[Source code of charts]
== == ==
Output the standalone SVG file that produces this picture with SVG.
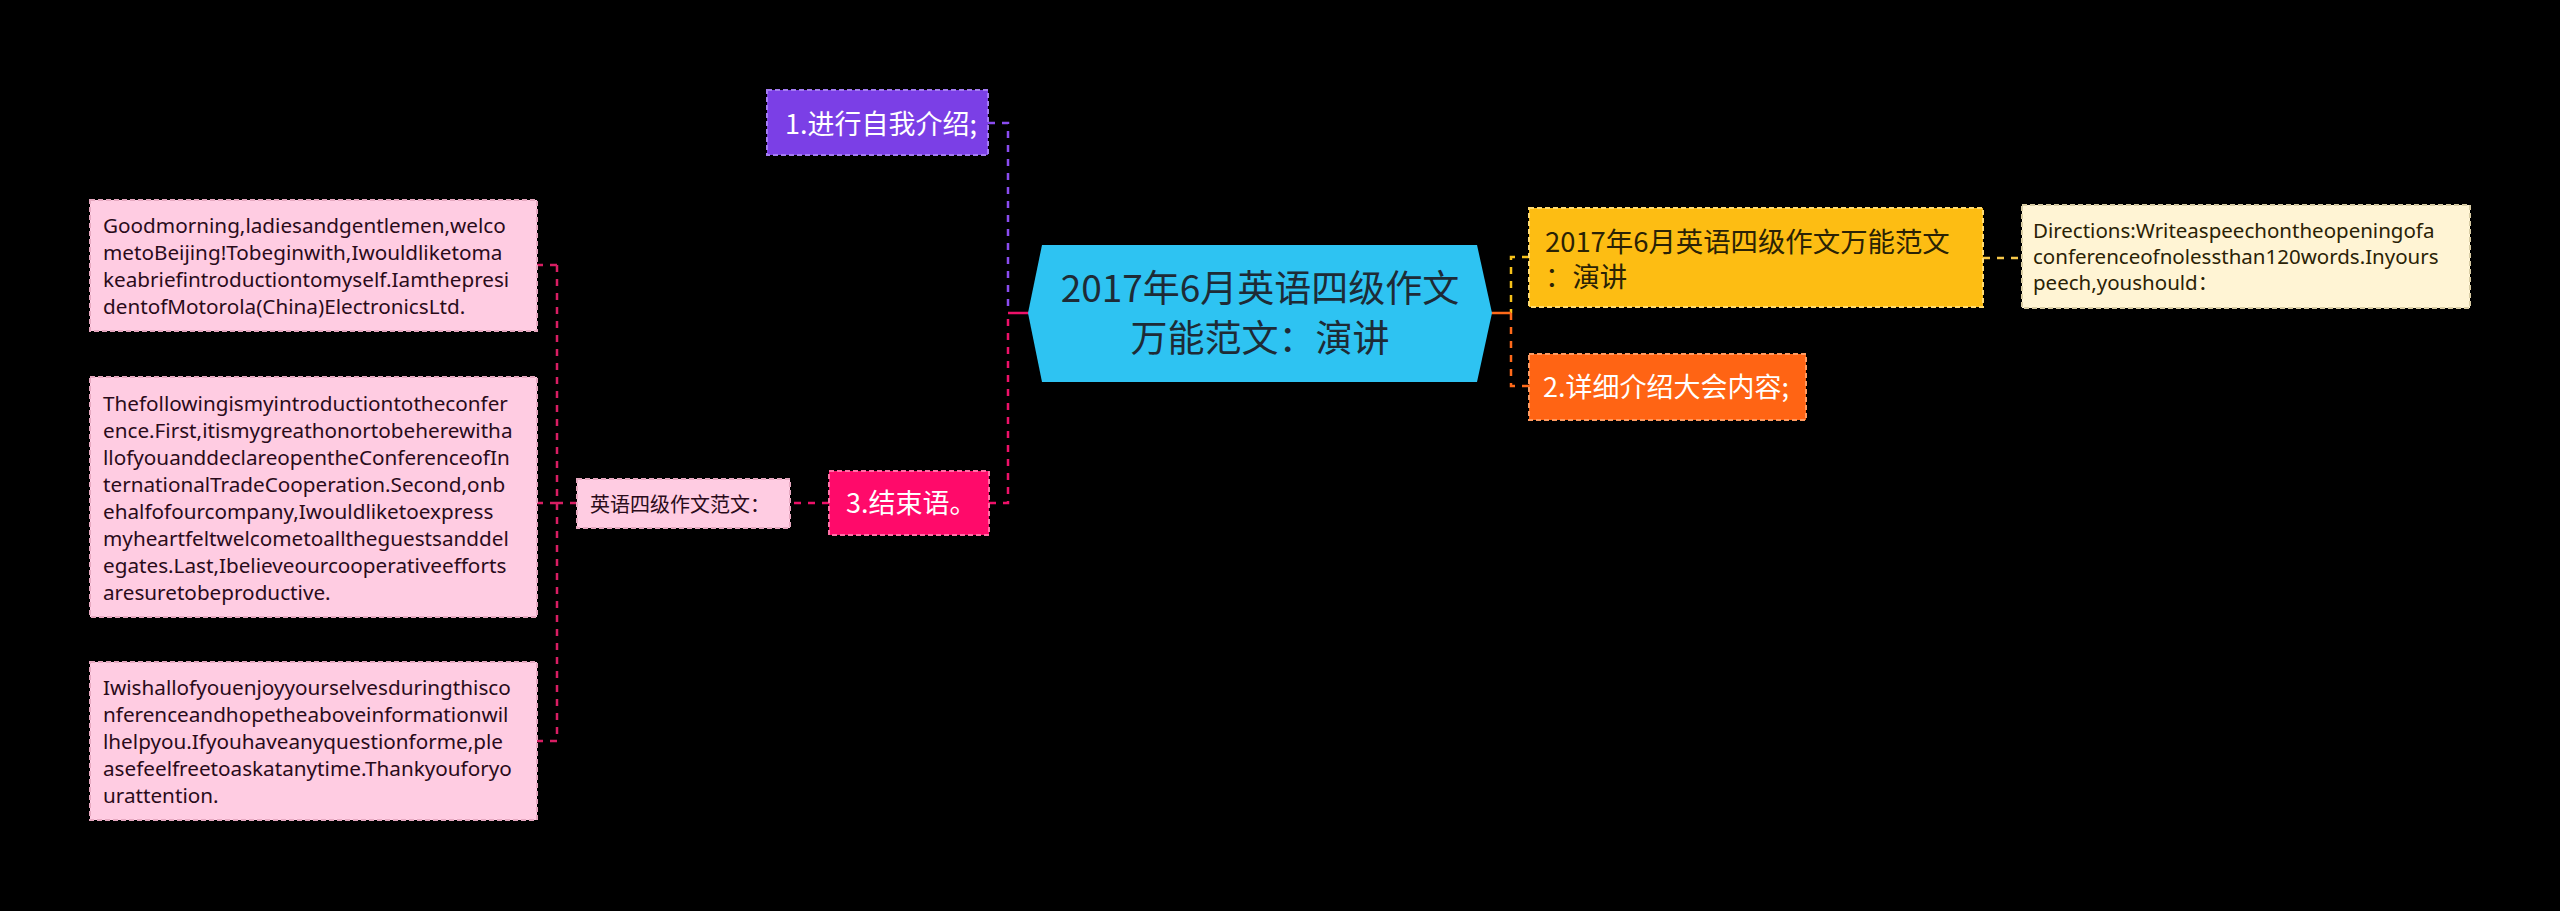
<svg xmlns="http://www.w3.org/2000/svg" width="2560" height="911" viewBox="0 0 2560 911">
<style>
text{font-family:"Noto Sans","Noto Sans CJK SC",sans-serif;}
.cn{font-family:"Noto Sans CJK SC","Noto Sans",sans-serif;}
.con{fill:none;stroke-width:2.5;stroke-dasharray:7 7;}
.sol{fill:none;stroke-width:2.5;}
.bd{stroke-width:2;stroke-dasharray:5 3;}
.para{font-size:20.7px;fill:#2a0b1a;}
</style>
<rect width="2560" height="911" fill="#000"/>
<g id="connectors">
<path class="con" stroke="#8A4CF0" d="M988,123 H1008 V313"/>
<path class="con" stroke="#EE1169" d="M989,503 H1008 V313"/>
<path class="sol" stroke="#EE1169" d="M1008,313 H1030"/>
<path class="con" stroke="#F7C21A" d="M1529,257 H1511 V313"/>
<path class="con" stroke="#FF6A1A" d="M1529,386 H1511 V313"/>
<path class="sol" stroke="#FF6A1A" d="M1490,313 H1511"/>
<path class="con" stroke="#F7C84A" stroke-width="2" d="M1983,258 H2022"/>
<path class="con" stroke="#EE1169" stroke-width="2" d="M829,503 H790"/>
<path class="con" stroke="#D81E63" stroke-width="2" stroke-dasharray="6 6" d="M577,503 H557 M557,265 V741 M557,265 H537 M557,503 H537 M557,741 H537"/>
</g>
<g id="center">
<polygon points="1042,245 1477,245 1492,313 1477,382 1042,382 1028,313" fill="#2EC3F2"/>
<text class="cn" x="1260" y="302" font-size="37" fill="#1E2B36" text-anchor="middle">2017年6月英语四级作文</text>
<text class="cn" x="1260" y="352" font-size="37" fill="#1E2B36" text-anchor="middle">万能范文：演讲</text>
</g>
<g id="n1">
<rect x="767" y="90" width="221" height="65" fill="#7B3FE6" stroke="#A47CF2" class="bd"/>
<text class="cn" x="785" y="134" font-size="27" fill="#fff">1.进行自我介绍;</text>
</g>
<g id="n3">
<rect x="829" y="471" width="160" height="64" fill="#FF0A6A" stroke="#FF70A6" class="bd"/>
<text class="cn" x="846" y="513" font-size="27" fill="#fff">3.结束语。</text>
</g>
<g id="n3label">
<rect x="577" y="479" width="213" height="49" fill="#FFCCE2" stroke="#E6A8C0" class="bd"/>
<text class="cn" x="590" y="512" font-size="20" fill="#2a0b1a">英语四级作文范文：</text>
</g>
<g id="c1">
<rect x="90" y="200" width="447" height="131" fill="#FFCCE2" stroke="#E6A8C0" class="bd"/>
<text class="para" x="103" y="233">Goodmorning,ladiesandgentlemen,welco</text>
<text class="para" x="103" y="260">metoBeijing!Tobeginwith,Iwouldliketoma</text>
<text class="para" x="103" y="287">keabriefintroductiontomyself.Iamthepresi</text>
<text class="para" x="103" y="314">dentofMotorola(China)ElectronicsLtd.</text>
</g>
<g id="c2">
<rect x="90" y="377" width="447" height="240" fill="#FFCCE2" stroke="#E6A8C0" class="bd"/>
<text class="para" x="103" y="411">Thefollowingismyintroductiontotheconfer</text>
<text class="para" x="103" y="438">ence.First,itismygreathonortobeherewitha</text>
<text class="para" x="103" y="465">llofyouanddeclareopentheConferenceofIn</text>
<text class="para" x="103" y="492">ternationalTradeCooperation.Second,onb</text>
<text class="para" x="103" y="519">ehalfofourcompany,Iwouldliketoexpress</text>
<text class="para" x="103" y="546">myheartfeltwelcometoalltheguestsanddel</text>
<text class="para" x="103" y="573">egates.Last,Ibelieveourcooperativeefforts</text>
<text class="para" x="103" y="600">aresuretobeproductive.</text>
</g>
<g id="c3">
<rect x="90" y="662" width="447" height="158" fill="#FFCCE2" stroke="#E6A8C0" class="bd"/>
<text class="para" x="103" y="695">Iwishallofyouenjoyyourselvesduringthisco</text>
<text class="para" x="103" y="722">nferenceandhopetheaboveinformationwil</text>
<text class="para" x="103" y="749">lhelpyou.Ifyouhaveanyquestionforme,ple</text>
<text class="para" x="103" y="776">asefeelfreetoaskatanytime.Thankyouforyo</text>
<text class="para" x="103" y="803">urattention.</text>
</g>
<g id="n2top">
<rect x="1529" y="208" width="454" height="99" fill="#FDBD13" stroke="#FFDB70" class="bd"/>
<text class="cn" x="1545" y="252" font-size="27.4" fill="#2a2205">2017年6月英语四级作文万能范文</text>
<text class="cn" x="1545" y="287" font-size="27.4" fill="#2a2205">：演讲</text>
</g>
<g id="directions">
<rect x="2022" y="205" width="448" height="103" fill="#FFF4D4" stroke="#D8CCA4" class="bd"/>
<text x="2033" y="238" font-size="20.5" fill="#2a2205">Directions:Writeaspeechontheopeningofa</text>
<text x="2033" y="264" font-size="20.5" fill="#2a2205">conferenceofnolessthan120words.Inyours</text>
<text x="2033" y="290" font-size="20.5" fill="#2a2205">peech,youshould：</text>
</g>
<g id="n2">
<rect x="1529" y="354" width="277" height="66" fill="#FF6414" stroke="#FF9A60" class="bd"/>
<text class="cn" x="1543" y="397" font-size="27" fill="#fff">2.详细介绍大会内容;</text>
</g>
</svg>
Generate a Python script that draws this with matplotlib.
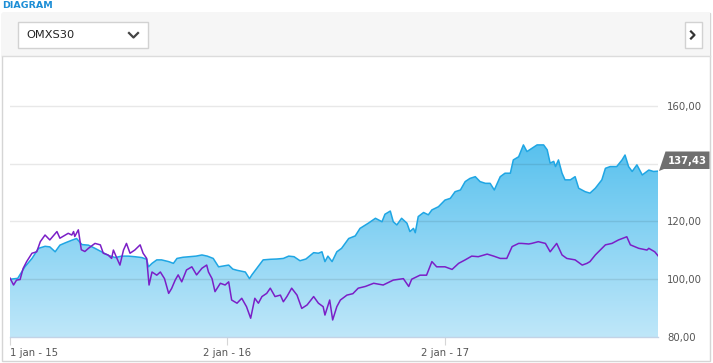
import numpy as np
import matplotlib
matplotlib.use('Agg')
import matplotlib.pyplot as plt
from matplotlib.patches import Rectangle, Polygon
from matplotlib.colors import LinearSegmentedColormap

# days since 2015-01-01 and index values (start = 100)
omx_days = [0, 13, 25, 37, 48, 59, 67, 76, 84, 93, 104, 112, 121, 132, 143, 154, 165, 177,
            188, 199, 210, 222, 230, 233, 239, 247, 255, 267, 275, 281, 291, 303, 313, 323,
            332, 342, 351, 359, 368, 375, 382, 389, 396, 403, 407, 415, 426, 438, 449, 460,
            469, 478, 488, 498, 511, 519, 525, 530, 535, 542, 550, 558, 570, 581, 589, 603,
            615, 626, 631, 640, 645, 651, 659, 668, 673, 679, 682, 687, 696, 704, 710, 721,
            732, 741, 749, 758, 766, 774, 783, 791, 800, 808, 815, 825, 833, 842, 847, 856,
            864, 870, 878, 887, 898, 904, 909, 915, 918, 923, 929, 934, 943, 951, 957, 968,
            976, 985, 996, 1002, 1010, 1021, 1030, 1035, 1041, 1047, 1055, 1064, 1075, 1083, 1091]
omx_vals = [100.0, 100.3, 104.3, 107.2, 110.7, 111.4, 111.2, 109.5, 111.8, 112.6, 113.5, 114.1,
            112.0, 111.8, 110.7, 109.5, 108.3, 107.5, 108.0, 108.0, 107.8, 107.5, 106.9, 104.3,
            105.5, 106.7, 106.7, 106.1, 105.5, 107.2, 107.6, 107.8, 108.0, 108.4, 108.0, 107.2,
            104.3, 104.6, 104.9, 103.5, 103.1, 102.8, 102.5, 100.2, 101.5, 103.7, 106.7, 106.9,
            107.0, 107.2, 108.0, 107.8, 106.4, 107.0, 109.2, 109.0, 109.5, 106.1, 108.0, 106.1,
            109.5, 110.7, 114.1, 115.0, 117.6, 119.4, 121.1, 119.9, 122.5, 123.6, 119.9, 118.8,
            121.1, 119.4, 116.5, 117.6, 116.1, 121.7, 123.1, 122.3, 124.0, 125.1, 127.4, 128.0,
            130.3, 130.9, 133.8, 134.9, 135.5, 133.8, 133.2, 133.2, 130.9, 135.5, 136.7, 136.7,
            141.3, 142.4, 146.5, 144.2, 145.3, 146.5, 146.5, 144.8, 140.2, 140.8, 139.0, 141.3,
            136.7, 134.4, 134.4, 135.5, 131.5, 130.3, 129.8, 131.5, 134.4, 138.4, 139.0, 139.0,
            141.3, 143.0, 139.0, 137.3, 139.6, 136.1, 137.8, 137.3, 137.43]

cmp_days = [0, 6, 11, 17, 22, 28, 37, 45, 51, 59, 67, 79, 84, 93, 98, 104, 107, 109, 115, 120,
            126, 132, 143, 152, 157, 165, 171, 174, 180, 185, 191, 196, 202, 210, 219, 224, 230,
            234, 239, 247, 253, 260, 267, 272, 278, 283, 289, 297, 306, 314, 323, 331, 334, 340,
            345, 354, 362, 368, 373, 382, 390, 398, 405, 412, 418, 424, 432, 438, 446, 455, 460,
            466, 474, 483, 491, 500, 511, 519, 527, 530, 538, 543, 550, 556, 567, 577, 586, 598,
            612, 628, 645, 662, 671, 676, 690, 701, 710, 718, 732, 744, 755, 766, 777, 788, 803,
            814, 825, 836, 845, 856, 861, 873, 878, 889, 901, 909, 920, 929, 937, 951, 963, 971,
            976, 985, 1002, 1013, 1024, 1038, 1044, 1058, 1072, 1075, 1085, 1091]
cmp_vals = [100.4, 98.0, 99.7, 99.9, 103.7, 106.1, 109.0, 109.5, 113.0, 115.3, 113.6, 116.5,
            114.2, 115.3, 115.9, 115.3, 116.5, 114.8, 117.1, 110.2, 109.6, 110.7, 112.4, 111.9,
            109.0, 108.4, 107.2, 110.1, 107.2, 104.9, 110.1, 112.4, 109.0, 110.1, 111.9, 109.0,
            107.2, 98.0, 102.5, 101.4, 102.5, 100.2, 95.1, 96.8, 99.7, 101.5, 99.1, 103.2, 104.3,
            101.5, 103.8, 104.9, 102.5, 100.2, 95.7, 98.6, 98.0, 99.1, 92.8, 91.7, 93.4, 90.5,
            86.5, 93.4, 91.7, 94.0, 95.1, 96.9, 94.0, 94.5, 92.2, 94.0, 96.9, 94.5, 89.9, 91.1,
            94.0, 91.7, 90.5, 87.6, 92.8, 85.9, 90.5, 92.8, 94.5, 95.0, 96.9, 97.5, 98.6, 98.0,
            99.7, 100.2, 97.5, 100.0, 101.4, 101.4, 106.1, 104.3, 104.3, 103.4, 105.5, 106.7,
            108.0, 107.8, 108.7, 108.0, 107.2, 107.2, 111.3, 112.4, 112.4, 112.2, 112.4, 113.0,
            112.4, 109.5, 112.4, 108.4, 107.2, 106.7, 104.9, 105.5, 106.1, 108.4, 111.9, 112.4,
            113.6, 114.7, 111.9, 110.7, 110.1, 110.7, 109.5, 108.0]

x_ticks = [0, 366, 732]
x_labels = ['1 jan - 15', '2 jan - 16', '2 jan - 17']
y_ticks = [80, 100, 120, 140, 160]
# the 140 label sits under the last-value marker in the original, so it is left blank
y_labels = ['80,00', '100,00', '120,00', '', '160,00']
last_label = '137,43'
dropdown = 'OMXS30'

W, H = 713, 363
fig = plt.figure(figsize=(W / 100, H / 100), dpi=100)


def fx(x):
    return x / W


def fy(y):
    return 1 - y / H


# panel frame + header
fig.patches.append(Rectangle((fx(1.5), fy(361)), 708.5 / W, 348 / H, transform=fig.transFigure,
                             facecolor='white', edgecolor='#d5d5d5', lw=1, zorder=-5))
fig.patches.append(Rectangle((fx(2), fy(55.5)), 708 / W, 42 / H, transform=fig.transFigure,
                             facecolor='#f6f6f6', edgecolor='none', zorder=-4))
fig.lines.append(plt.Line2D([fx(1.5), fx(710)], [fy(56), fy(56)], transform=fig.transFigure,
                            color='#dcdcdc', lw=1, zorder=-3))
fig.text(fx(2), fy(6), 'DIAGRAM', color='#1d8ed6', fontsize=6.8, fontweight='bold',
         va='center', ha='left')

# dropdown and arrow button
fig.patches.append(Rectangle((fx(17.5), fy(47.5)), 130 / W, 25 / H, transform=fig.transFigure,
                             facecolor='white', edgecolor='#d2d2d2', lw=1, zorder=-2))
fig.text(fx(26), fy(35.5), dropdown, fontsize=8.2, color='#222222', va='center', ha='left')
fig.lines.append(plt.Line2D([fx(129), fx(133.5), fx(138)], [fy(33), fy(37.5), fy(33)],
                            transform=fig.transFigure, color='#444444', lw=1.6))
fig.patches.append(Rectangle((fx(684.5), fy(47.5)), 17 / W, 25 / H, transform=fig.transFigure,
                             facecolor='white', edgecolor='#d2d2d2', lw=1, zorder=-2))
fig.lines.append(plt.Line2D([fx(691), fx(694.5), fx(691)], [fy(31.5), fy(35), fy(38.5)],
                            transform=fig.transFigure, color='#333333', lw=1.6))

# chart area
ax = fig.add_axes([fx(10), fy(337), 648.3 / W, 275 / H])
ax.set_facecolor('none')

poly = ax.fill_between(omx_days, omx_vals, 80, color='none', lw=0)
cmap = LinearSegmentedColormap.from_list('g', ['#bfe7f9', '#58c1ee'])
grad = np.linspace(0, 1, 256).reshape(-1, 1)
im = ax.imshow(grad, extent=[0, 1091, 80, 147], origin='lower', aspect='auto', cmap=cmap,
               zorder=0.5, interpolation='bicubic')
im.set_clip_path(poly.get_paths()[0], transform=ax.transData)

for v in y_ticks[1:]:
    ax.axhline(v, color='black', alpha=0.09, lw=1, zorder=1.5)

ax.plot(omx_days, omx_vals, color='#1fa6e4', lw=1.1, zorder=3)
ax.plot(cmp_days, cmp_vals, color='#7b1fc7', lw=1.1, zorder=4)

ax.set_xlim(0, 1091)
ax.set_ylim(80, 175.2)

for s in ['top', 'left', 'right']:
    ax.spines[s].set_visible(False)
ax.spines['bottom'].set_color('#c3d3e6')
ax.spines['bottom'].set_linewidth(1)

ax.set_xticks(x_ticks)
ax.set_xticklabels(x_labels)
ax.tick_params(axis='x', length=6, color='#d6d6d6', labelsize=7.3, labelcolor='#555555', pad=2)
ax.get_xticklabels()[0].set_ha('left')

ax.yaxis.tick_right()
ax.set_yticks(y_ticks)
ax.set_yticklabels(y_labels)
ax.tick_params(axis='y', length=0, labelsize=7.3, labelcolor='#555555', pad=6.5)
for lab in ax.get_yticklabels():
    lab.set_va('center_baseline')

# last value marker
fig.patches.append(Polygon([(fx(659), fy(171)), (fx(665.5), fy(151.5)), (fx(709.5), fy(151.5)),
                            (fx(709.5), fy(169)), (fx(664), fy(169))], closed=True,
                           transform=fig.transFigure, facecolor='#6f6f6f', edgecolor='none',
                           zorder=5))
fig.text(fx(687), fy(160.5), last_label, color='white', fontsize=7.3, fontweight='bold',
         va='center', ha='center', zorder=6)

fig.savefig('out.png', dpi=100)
== == ==
Drop the images and output only the lines from the one that contains "Generate a Python" to the one that contains "from matplotlib.colors import", both included.

• [SOLUTION FOR THIS TASK]
Generate a Python script that draws this with matplotlib.
import numpy as np
import matplotlib
matplotlib.use('Agg')
import matplotlib.pyplot as plt
from matplotlib.patches import Rectangle, Polygon
from matplotlib.colors import LinearSegmentedColormap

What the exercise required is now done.